Washington: Two years after the killing of former al-Qaeda chief Osama bin Laden, the terror network has become so decentralized that its affiliates in Yemen and elsewhere now pose a greater direct threat to the US.

May 4, 2013

Washington: Two years after the killing of former al-Qaeda chief Osama bin Laden, the terror network has become so decentralized that its affiliates in Yemen and elsewhere now pose a greater direct threat to the US.

Bin Laden's death was undoubtedly a severe blow to al Qaeda, but counterterrorism analysts continue to see the group as a potential threat to the US, though its role has evolved, reports ABC News. James Clapper, the Director of National Intelligence (DNI) told Congress in April that the threat from Al Qaeda and the potential for a massive coordinated attack on the US may be diminished, but the jihadist movement is more diffuse, with domestic extremists and jihad-inspired affiliated groups still determined to attack Western interests.

Surprisingly, for the first time since the September 11, 2001 attacks, the terror threat posed by al Qaeda and other terror groups did not top this year's version of the Worldwide Threat Assessment prepared by the DNI. Bruce Hoffman, a counterterrorism expert at Georgetown University, says bin Laden's death in May 2011 was regarded "as a decisive corner having been turned in the war on terror" and agrees that it hastened the terror network's decline.

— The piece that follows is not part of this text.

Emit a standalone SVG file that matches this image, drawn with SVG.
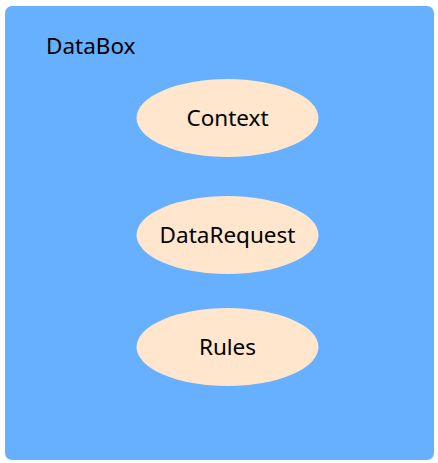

However, he is concerned by what he calls the 'rise in al Qaedism' whose message of Islamic militancy targeting the US has resonated in places like northern Africa where last September's deadly attack on the US consulate in Benghazi was believed to have been carried out by al Qaeda supporters.

Brian Jenkins, with the Rand Corporation, agrees that bin Laden's death had 'an immediate impact' on the group's morale and believes it became even more decentralized and dependent on its allies and affiliates. Jenkins is concerned that an 'opportunistic' al Qaeda could be resurgent in Syria and Afghanistan. Another possible indicator of al Qaeda's diminishing role is the decrease in the number of the CIA's drone strokes in Pakistan this year, the report said.